Barb’s family does tractor pulls. As you can imagine, if you have read much of this website, I had never heard of a tractor pull before I met Barb on the internet. Tractor pulls, for those of you who like me have never been near a tractor, are competitions to pull the heaviest weight the longest distance on a tractor. The very youngest children do this on pedal “tractors” – tricycles, really – but for everyone else the competition is about the horsepower of the machines, not the skill or strength of the operator. Or as Marilyn put it, “guys showing each other that mine is bigger than yours.” But this makes it a sport anyone can do, if they have the right gear. And tractor pullers are definitely gearheads. At this event the tractors were all antiques, none made more recently than the 1950s. (I don’t know if people pull with modern tractors as well.) If you’ve ever met (or if you are) a gearhead, you’ll see at once what a fabulous opportunity this provides for purchasing old vehicles, tinkering with engines and clutches and brakes, swapping parts, and restoring broken down equipment. All in the interest of dragging piles of weights down a dusty track for a few yards and amassing trophies for going further than the other guy did in his tractor.

Some of the women in the ghetto mocked the tractor pulls. Marilyn, Sue, and Barb had great time teasing Dave about having more tractors than he can count - twenty or so, according to Marilyn. But other women decided they might as well join in. Cookie pulls regularly, and Melanie tried it for the first time at the fair. Lisa pulled a few times on a garden tractor, though she didn’t seem to be too interested. Lots of girls entered the garden tractor competitions, though fewer women were driving the larger vehicles.

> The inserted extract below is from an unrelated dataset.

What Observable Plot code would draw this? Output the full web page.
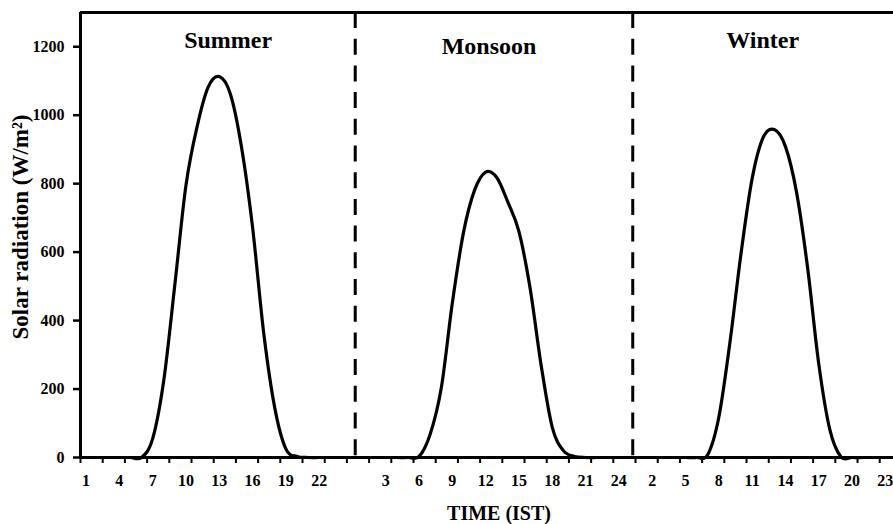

Some of these folks are actually farmers, and use their tractors to make their living. Dave has farmed on and off throughout his life. It was his first love, but one year a crop was wiped out, he lost $90,000, and had to take a job instead. Now retired, he grows soybeans, alfalfa, and other crops, but more for love of farming than for any income it might provide. He told me about farming technology – the size of the tractors, the width of the equipment they can pull, how many rows they can seed or harvest at once, and how that relates to the size of the fields. To farm more acres you need larger scale equipment, but that takes a lot of capital. With smaller tractors and narrower plows you need more staff and you consume far more gasoline, so the operating costs are too high to keep going. The current high gas prices make matters worse; not only do they raise the cost of running the equipment, but fertilizer is made from petroleum so it has gone up in price as well. But with a background as a farmer, and years of day jobs operating heavy equipment, playing with old tractors for the tractor pulls is a natural for Dave.

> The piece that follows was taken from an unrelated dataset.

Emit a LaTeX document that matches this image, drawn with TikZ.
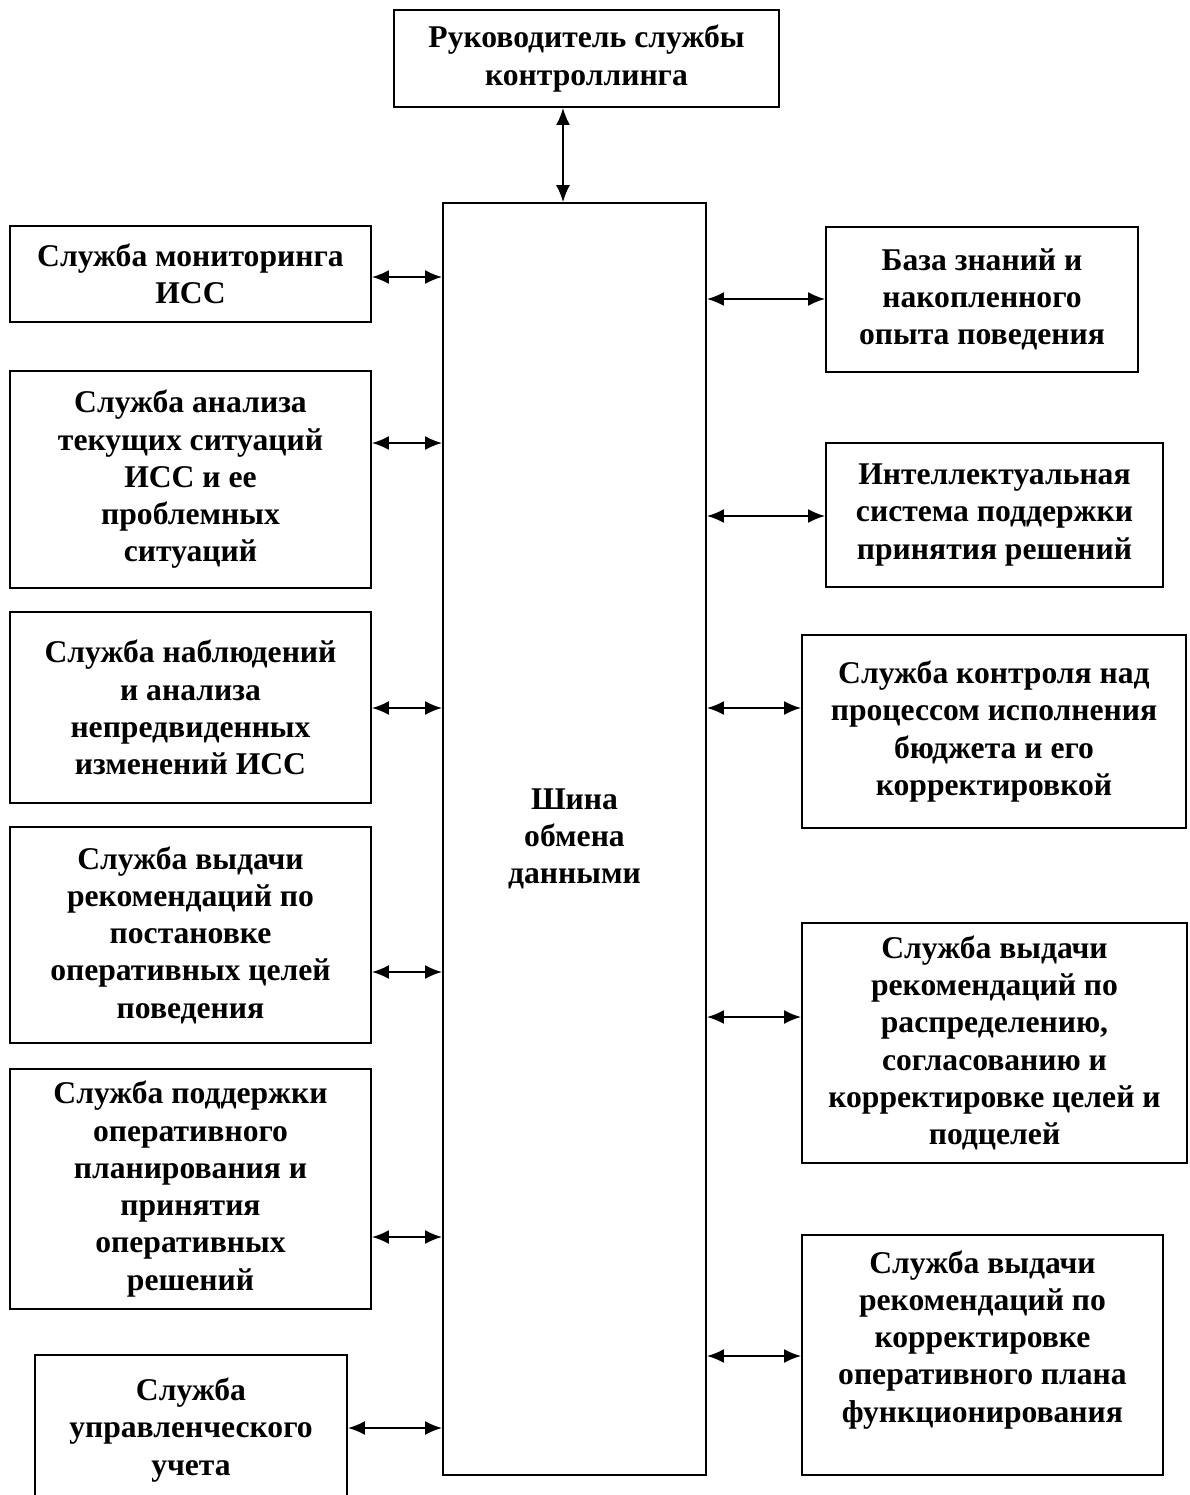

Monday morning I realized that I had missed out on a great opportunity – I should have entered the tractor pulls myself. It was too late, by then, but Dave was happy to give me a driving lesson. There’s no gas pedal on a tractor, at least not on the vintage one I was driving. Instead you shift a lever into a notch to give it gas. To go faster, you shift the lever out another notch. You can start in any gear you want, no need to climb the gears slowly. To stop you put one foot on two break pedals at once, one for each of the two big wheels. To turn the tractor off you shift the gas lever in to the closest notch. I wanted to move the gas lever as I drove, but I was afraid to go any faster than Dave had set it, lest I forget what to adjust to turn onto the road or avoid hitting the trees. So I chugged slowly around the path, up the pulling track, between the trees, and into the ghetto. Marilyn, Barb, and Sue grabbed cameras, laughing, and took pictures of the scared city girl driving a tractor.

Next year I’m going to practice driving from the start, so I can enter the pulls.